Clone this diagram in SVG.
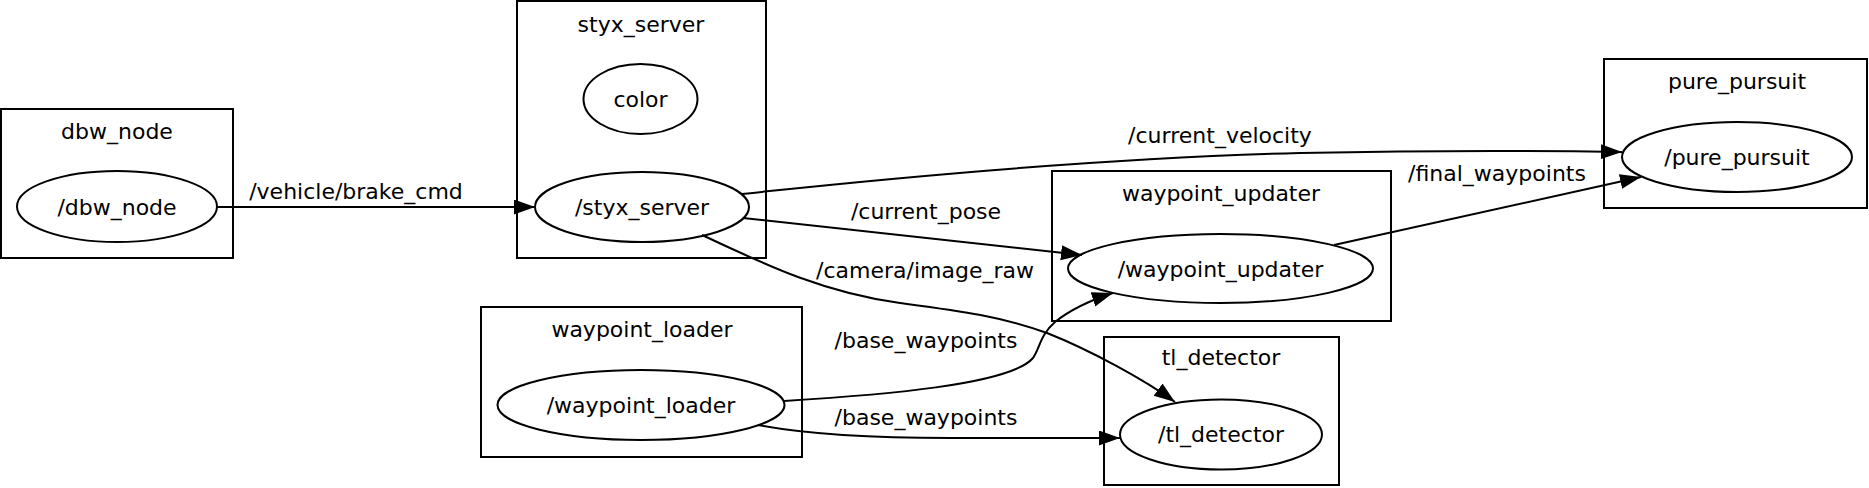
<svg xmlns="http://www.w3.org/2000/svg" width="1869" height="488" viewBox="0 0 1869 488">
<style>
.box{fill:none;stroke:#000;stroke-width:2}
.el{fill:none;stroke:#000;stroke-width:2}
.edge{fill:none;stroke:#000;stroke-width:2}
text{font-family:"DejaVu Sans","Liberation Sans",sans-serif;font-size:22px;fill:#000;text-anchor:middle}
</style>
<defs>
<marker id="arr" markerUnits="userSpaceOnUse" markerWidth="22" markerHeight="16" refX="21" refY="7.5" orient="auto">
<path d="M0,0 L21,7.5 L0,15 z" fill="#000"/>
</marker>
</defs>
<rect width="1869" height="488" fill="#fff"/>
<g id="dbw_node">
<rect class="box" x="1" y="109" width="232" height="149"/>
<text x="117" y="139">dbw_node</text>
<ellipse class="el" cx="117" cy="206.5" rx="100" ry="35.5"/>
<text x="117" y="215">/dbw_node</text>
</g>
<g id="styx_server">
<rect class="box" x="517" y="1" width="249" height="257"/>
<text x="641" y="32">styx_server</text>
<ellipse class="el" cx="640.5" cy="99" rx="57" ry="35"/>
<text x="640.5" y="107">color</text>
<ellipse class="el" cx="642" cy="207" rx="107" ry="35"/>
<text x="642" y="215">/styx_server</text>
</g>
<g id="waypoint_loader">
<rect class="box" x="481" y="307" width="321" height="150"/>
<text x="642" y="337">waypoint_loader</text>
<ellipse class="el" cx="641" cy="405" rx="143.5" ry="35"/>
<text x="641" y="413">/waypoint_loader</text>
</g>
<g id="waypoint_updater">
<rect class="box" x="1052" y="171" width="339" height="150"/>
<text x="1221" y="201">waypoint_updater</text>
<ellipse class="el" cx="1220.5" cy="268.5" rx="152.5" ry="34.5"/>
<text x="1220.5" y="277">/waypoint_updater</text>
</g>
<g id="pure_pursuit">
<rect class="box" x="1604" y="59" width="263" height="149"/>
<text x="1737" y="89">pure_pursuit</text>
<ellipse class="el" cx="1737" cy="157" rx="115" ry="35"/>
<text x="1737" y="165">/pure_pursuit</text>
</g>
<g id="tl_detector">
<rect class="box" x="1104" y="337" width="235" height="148"/>
<text x="1221" y="365">tl_detector</text>
<ellipse class="el" cx="1221" cy="434.5" rx="101" ry="35"/>
<text x="1221" y="442">/tl_detector</text>
</g>
<g id="connectors">
<path class="edge" marker-end="url(#arr)" d="M217,207 L535,207"/>
<text x="356" y="199">/vehicle/brake_cmd</text>
<path class="edge" marker-end="url(#arr)" d="M742,194 C900,177 1100,158 1300,153 C1450,150 1560,151 1622,152"/>
<text x="1220" y="143">/current_velocity</text>
<path class="edge" marker-end="url(#arr)" d="M743,218 L1082,255"/>
<text x="926" y="219">/current_pose</text>
<path class="edge" marker-end="url(#arr)" d="M702,235 C760,262 820,292 900,303 C960,311 1000,316 1047,333 C1090,350 1145,380 1175,402"/>
<text x="925" y="278">/camera/image_raw</text>
<path class="edge" marker-end="url(#arr)" d="M784,401 C880,395 1010,385 1033,358 C1040,348 1040,335 1055,322 C1070,310 1088,301 1113,293"/>
<text x="926" y="348">/base_waypoints</text>
<path class="edge" marker-end="url(#arr)" d="M758,425 C800,433 860,438 950,438 L1120,438"/>
<text x="926" y="425">/base_waypoints</text>
<path class="edge" marker-end="url(#arr)" d="M1334,245 L1641,177"/>
<text x="1497" y="181">/final_waypoints</text>
</g>
</svg>
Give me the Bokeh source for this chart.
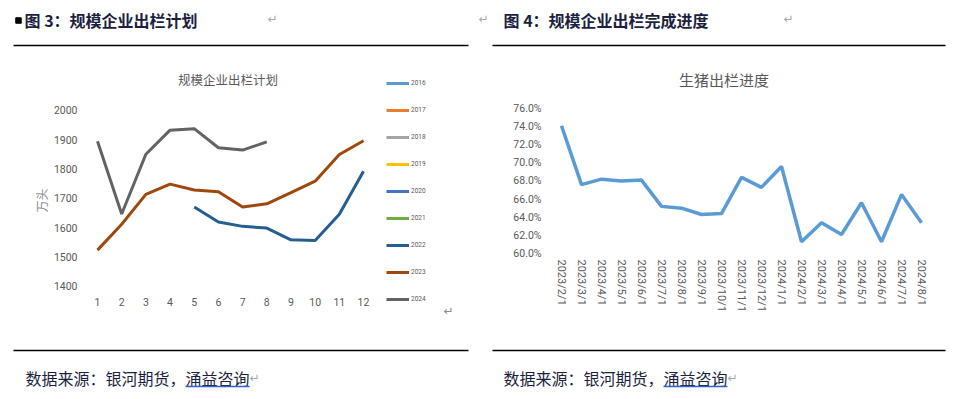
from bokeh.plotting import figure
from bokeh.layouts import column, row
from bokeh.models import (Range1d, FixedTicker, NumeralTickFormatter, Legend,
                          LegendItem, Label, FactorRange)
from bokeh.core.properties import value
from bokeh.embed import file_html
from bokeh.resources import INLINE

nan = float("nan")

# ---------------- data ----------------
months = [1, 2, 3, 4, 5, 6, 7, 8, 9, 10, 11, 12]
years = ["2016", "2017", "2018", "2019", "2020", "2021", "2022", "2023", "2024"]
year_colors = ["#5B9BD5", "#ED7D31", "#A5A5A5", "#FFC000", "#4472C4",
               "#70AD47", "#255E91", "#9E480E", "#636363"]
plan_2016 = [nan] * 12
plan_2017 = [nan] * 12
plan_2018 = [nan] * 12
plan_2019 = [nan] * 12
plan_2020 = [nan] * 12
plan_2021 = [nan] * 12
plan_2022 = [nan, nan, nan, nan, 1671, 1620, 1605, 1599, 1559, 1557, 1646, 1793]
plan_2023 = [1524, 1612, 1714, 1749, 1729, 1723, 1671, 1682, 1720, 1759, 1850, 1897]
plan_2024 = [1895, 1647, 1851, 1933, 1938, 1873, 1865, 1893, nan, nan, nan, nan]
plan_series = [plan_2016, plan_2017, plan_2018, plan_2019, plan_2020,
               plan_2021, plan_2022, plan_2023, plan_2024]
plan_ticks = [1400, 1500, 1600, 1700, 1800, 1900, 2000]

dates = ["2023/2/1", "2023/3/1", "2023/4/1", "2023/5/1", "2023/6/1", "2023/7/1",
         "2023/8/1", "2023/9/1", "2023/10/1", "2023/11/1", "2023/12/1", "2024/1/1",
         "2024/2/1", "2024/3/1", "2024/4/1", "2024/5/1", "2024/6/1", "2024/7/1",
         "2024/8/1"]
progress = [0.741, 0.676, 0.682, 0.680, 0.681, 0.652, 0.650, 0.643, 0.644,
            0.684, 0.673, 0.696, 0.613, 0.634, 0.621, 0.656, 0.613, 0.665, 0.634]
progress_ticks = [0.60, 0.62, 0.64, 0.66, 0.68, 0.70, 0.72, 0.74, 0.76]

header_texts = ["图 3：规模企业出栏计划", "图 4：规模企业出栏完成进度"]
chart_titles = ["规模企业出栏计划", "生猪出栏进度"]
footer_text = "数据来源：银河期货，涌益咨询"

CJK = "Noto Sans CJK SC"
NUM = "Roboto"
DOC = "#1c1f3f"
GREY = "#595959"


def deco_fig(w, h, top, bottom):
    f = figure(width=w, height=h, x_range=Range1d(0, w),
               y_range=Range1d(bottom, top), output_backend="svg",
               toolbar_location=None, x_axis_location=None, y_axis_location=None,
               min_border=0, outline_line_color=None)
    f.grid.visible = False
    return f


def clean_axes(p):
    for ax in (p.xaxis, p.yaxis):
        ax.axis_line_color = None
        ax.major_tick_line_color = None
        ax.minor_tick_line_color = None
        ax.major_tick_out = 0
        ax.major_tick_in = 0
        ax.minor_tick_out = 0
        ax.minor_tick_in = 0
        ax.major_label_text_font = NUM
        ax.major_label_text_color = GREY
    p.grid.visible = False


# ---------------- header ----------------
hdr = deco_fig(967, 48, 0, 48)
hdr.rect(x=[18], y=[20], width=5.5, height=5.5, color="black")
hdr.text(x=[24, 503], y=[19.5, 19.5], text=header_texts, text_font=value(CJK),
         text_font_style="bold", text_font_size="16px", text_color=DOC,
         text_baseline="middle", text_align="left")
hdr.text(x=[267, 478, 783], y=[18, 18, 18], text=["↵", "↵", "↵"],
         text_font=value("DejaVu Sans"), text_font_size="12px",
         text_color="#a6a6a6", text_baseline="middle")
hdr.segment(x0=[13, 492], y0=[45, 45], x1=[468, 945], y1=[45, 45],
            line_color="black", line_width=1.3)

# ---------------- left chart ----------------
# frame spans the legend area too; the axes only tick 1..12 and 1400..2000
pl = figure(width=488, height=295, x_range=Range1d(0.504, 16.01),
            y_range=Range1d(1256.8, 2129.5), output_backend="svg",
            toolbar_location=None, min_border_left=85, min_border_right=28,
            min_border_top=24, min_border_bottom=15, outline_line_color=None)

items = []
for yr, col, vals in zip(years, year_colors, plan_series):
    r = pl.line(months, vals, line_color=col, line_width=3)
    items.append(LegendItem(label=yr, renderers=[r]))
leg = Legend(items=items, location=(301, 19), padding=0, margin=0,
             spacing=7, glyph_width=23, glyph_height=20, label_height=20,
             label_standoff=2, label_text_font=NUM, label_text_font_size="6.5px",
             label_text_color=GREY, border_line_color=None,
             background_fill_alpha=0)
pl.add_layout(leg)

pl.add_layout(Label(x=6.4, y=2105.7, text=chart_titles[0], text_align="center",
                    text_baseline="middle", text_font=CJK,
                    text_font_size="12.5px", text_color=GREY))
pl.add_layout(Label(x=15.52, y=1318, text="↵", text_align="center",
                    text_baseline="middle", text_font="DejaVu Sans",
                    text_font_size="12px", text_color="#8c8c8c"))

pl.xaxis.ticker = FixedTicker(ticks=months)
pl.yaxis.ticker = FixedTicker(ticks=plan_ticks)
pl.yaxis.axis_label = "万头"
pl.yaxis.axis_label_text_font = CJK
pl.yaxis.axis_label_text_font_style = "normal"
pl.yaxis.axis_label_text_font_size = "12px"
pl.yaxis.axis_label_text_color = "#8c8c8c"
pl.yaxis.axis_label_standoff = 1
clean_axes(pl)
pl.yaxis.major_label_standoff = 8
pl.xaxis.major_label_standoff = -31
pl.xaxis.major_label_text_font_size = "10.5px"
pl.yaxis.major_label_text_font_size = "10.5px"

# ---------------- right chart ----------------
pr = figure(width=479, height=295, x_range=FactorRange(*dates),
            y_range=Range1d(0.51724, 0.79972), output_backend="svg",
            toolbar_location=None, min_border_left=63, min_border_right=36,
            min_border_top=24, min_border_bottom=15, outline_line_color=None)
pr.add_layout(Label(x=8.625, y=0.792, text=chart_titles[1], text_align="center",
                    text_baseline="middle", text_font=CJK,
                    text_font_size="15px", text_color=GREY))

pr.line(dates, progress, line_color="#5B9BD5", line_width=3.5)
pr.yaxis.ticker = FixedTicker(ticks=progress_ticks)
pr.yaxis.formatter = NumeralTickFormatter(format="0.0%")
clean_axes(pr)
pr.yaxis.major_label_standoff = 10
pr.xaxis.major_label_orientation = "vertical"
pr.xaxis.major_label_standoff = -69
pr.yaxis.major_label_text_font_size = "10.5px"
pr.xaxis.major_label_text_font_size = "11px"

# ---------------- footer ----------------
ftr = deco_fig(967, 48, 343, 391)
ftr.segment(x0=[13, 492], y0=[350, 350], x1=[468, 945], y1=[350, 350],
            line_color="black", line_width=1.3)
fs = 16
ftr.text(x=[25, 503], y=[377.5, 377.5], text=[footer_text, footer_text],
         text_font=value(CJK), text_font_size=f"{fs}px", text_color=DOC,
         text_baseline="middle", text_align="left")
ftr.segment(x0=[25 + 10 * fs, 503 + 10 * fs], y0=[386, 386],
            x1=[25 + 14 * fs, 503 + 14 * fs], y1=[386, 386],
            line_color="#2f5fd0", line_width=1.3)
ftr.text(x=[25 + 14 * fs, 503 + 14 * fs], y=[377, 377], text=["↵", "↵"],
         text_font=value("DejaVu Sans"), text_font_size="12px",
         text_color="#a6a6a6", text_baseline="middle")

layout = column(hdr, row(pl, pr), ftr)
open("out.html", "w").write(file_html(layout, INLINE))
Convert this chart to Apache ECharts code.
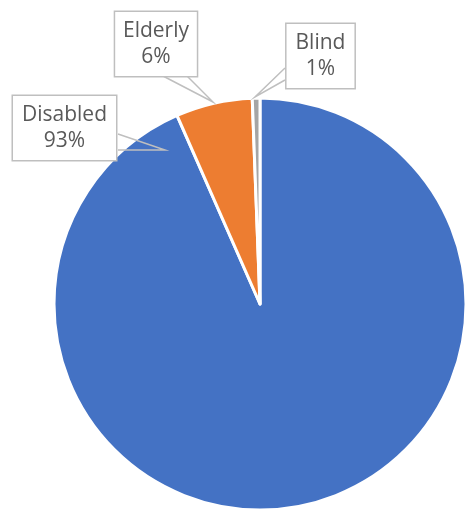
<!DOCTYPE html>
<html><head><meta charset="utf-8">
<script src="https://cdn.jsdelivr.net/npm/echarts@6/dist/echarts.min.js"></script>
<style>html,body{margin:0;padding:0;background:#fff}#c{width:465px;height:510px}</style>
</head><body><div id="c"></div>
<script>
const categories = ['Disabled', 'Elderly', 'Blind'];
const values = [93.4, 6.0, 0.6];
const colors = ['#4472C4', '#ED7D31', '#A5A5A5'];

// label box centres and callout pointer (base A, tip, base B)
const labelCenters = [[64.5, 128], [156, 44], [320.5, 56]];
const pointers = [
  [[118, 134], [165, 150], [118, 150]],
  [[163, 76], [213, 102], [187, 76]],
  [[285, 68], [255, 97], [285, 80]]
];

const pieData = categories.map((n, i) => ({name: n, value: values[i]}));
const common = {
  type: 'pie',
  center: [260, 304],
  radius: 206,
  startAngle: 90,
  clockwise: true,
  emphasis: {disabled: true},
  silent: true
};

const chart = echarts.init(document.getElementById('c'), null, {renderer: 'canvas'});
chart.setOption({
  animation: false,
  series: [
    Object.assign({}, common, {
      z: 2,
      data: pieData.map((d, i) => ({name: d.name, value: d.value, itemStyle: {color: colors[i]}})),
      itemStyle: {borderColor: '#fff', borderWidth: 3},
      label: {show: false},
      labelLine: {show: false}
    }),
    Object.assign({}, common, {
      z: 5,
      data: pieData,
      itemStyle: {color: 'rgba(0,0,0,0)', borderWidth: 0},
      label: {
        show: true,
        position: 'outside',
        overflow: 'none',
        formatter: p => p.name + '\n' + Math.round(p.percent) + '%',
        fontFamily: 'Open Sans',
        fontSize: 21,
        lineHeight: 26,
        color: '#595959',
        align: 'center',
        backgroundColor: '#fff',
        borderColor: '#bfbfbf',
        borderWidth: 1.5,
        padding: [6, 9, 6, 9]
      },
      labelLine: {show: true, lineStyle: {color: '#bfbfbf', width: 1.5}, length: 10, length2: 10, smooth: false, minTurnAngle: 0, maxSurfaceAngle: 180},
      labelLayout: p => ({
        x: labelCenters[p.dataIndex][0],
        y: labelCenters[p.dataIndex][1],
        align: 'center',
        verticalAlign: 'middle',
        labelLinePoints: pointers[p.dataIndex]
      })
    })
  ]
});
</script></body></html>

* * *

TO DO: Which lines in the data above contain "this"? Show each one.

TASK RESPONSE:
Clone this diagram in SVG.
Give me the Bokeh source for this chart.
Convert this chart to Apache ECharts code.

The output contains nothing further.